Coffee Merchandising Ideas
- Offer coffee to-go
- Use strong point-of-sale material and signage to attract attention to your coffee.
- Offer large size cups (up to 20 OZ) at a great price. It will attract the larger sale, and keep fresh coffee moving out the door by charging less per ounce for larger sizes.
- Offer creative coffee beverages made from your own recipes.
- Create specials that follow calendar occassions. (everyone knows that Valentine’s day is in February, but what about a Mexican coffee festival for Cinco de Mayo).
Your Crew is Your Best Merchandising Tool
- Staff participation is the key to promotions that work for your business. Refreshed apron designs, hats, t-shirts and other wearables can stimulate staff enthusism.
- Employee tastings help your crew to become comfortable with the tastes of every item on the coffee menu, and at the same time gives them a chance to become a community of fellow workers
- Work on having an upbeat and friendly (not artificially overfriendly) attitude among your crew. It will improve sales. Being hip may be cool, but unless Steve McQueen is a member of your crew the independent attitude of cool is rarely helpful to making a sale. Sales are fostered by a well mannered, warm and friendly, attitude.
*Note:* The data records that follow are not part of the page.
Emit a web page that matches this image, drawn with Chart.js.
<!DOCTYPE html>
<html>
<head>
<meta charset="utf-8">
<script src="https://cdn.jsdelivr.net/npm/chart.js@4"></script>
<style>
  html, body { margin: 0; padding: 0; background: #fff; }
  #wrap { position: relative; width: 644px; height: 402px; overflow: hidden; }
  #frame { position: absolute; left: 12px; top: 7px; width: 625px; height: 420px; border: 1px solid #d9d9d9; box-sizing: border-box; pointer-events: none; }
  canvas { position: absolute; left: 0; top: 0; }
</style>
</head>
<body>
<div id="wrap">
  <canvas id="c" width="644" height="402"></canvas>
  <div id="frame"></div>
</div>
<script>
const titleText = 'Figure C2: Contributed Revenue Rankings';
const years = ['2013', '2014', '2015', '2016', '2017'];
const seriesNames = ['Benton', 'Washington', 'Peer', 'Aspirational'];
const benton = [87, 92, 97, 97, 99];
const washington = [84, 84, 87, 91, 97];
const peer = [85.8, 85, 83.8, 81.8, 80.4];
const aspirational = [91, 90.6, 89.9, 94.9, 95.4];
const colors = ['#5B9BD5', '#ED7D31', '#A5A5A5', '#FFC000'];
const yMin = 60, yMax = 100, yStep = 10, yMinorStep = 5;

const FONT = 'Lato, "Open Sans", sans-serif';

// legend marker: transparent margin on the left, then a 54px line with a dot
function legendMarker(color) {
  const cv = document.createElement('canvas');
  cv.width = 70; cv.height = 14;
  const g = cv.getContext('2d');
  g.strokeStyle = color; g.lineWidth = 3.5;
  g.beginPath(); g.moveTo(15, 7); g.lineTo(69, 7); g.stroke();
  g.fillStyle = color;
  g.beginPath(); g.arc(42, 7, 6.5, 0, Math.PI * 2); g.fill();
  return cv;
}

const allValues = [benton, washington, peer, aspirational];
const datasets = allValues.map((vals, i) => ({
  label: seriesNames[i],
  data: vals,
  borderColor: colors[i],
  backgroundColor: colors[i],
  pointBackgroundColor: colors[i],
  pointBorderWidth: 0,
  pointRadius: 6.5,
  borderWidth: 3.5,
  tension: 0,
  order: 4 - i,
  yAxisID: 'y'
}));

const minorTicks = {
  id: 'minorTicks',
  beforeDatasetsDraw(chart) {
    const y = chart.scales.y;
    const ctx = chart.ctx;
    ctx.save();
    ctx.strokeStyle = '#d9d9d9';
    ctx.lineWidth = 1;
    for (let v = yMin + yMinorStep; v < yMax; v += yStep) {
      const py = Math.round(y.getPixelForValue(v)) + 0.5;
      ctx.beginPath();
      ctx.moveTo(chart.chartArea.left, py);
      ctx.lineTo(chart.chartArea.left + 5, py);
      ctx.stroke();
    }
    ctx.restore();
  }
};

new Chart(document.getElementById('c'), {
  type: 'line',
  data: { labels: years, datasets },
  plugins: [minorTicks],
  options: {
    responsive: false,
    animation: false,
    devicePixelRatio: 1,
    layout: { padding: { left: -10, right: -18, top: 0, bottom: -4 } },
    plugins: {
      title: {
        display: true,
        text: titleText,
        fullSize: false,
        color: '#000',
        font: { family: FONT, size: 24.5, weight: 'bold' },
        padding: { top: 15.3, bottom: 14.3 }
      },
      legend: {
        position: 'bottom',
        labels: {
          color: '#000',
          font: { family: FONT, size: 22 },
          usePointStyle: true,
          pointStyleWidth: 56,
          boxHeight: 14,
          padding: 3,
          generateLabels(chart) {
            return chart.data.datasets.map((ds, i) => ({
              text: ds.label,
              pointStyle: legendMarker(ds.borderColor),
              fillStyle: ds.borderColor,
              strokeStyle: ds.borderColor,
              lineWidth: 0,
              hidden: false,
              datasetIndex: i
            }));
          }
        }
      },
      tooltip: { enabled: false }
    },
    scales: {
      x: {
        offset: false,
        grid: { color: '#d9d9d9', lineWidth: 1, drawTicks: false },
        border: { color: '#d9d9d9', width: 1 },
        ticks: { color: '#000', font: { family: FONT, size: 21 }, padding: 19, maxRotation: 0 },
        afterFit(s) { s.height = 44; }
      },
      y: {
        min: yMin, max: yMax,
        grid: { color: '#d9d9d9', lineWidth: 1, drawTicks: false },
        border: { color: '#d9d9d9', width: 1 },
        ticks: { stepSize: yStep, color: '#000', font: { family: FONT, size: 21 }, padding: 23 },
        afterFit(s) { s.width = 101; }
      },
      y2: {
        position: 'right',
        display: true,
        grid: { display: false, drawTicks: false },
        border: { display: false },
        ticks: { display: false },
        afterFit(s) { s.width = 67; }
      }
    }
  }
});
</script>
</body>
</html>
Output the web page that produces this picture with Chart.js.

- Recipes or blends of the week at special price points can develop your business, particularly if professional signage and energized baristas are supporting the items with strong graphics and suggestive chatter.
Lean Into Merchandising
- Signs, show cards, menu boards, videos, and point-of-purchase materials telling folks about your products help give your goods a special cache.
- Always use signature names on blends and beverages to make your goods stand out. (Tanzanian Pearls sounds much better than Tanzanian Peaberry). Make an extra effort to check spelling; always Colombia, never Columbia.
- Promote coffee as a time of day event remembering that "coffee jump start" is a stronger merchandise forward phrase than "breakfast coffee."
Merchandising as an Integrated Idea
- Using eye appealing tableware and napkins improves the perceived taste of the products served from them, and establishes your bone fides as a place a cut above the competition.
- A garnish on a beverage adds something unexpected and special to for your customer to enjoy. In the 80s an espresso bar of my acquaintance served a shot with Jelly Belly brand jelly beans on the side and named it after the jelly bean loving president of the United States, Espresso Ron Reagan. A pinch of cocoa powder, a cinnamon stick, or a mint leaf do wonders for the customers’ ideas related to the quality level of your shop.
- If you are pulling shots and customizing beverages, rather than using a superautomatic espresso machine do it with a flourish, and where the customer (and anyone else nearby) can see it. Showmanship makes the coffee more enticing, and sells others on the idea. When you hear,"I'll have what he’s having," in the shop, you'll know you are on a successful path.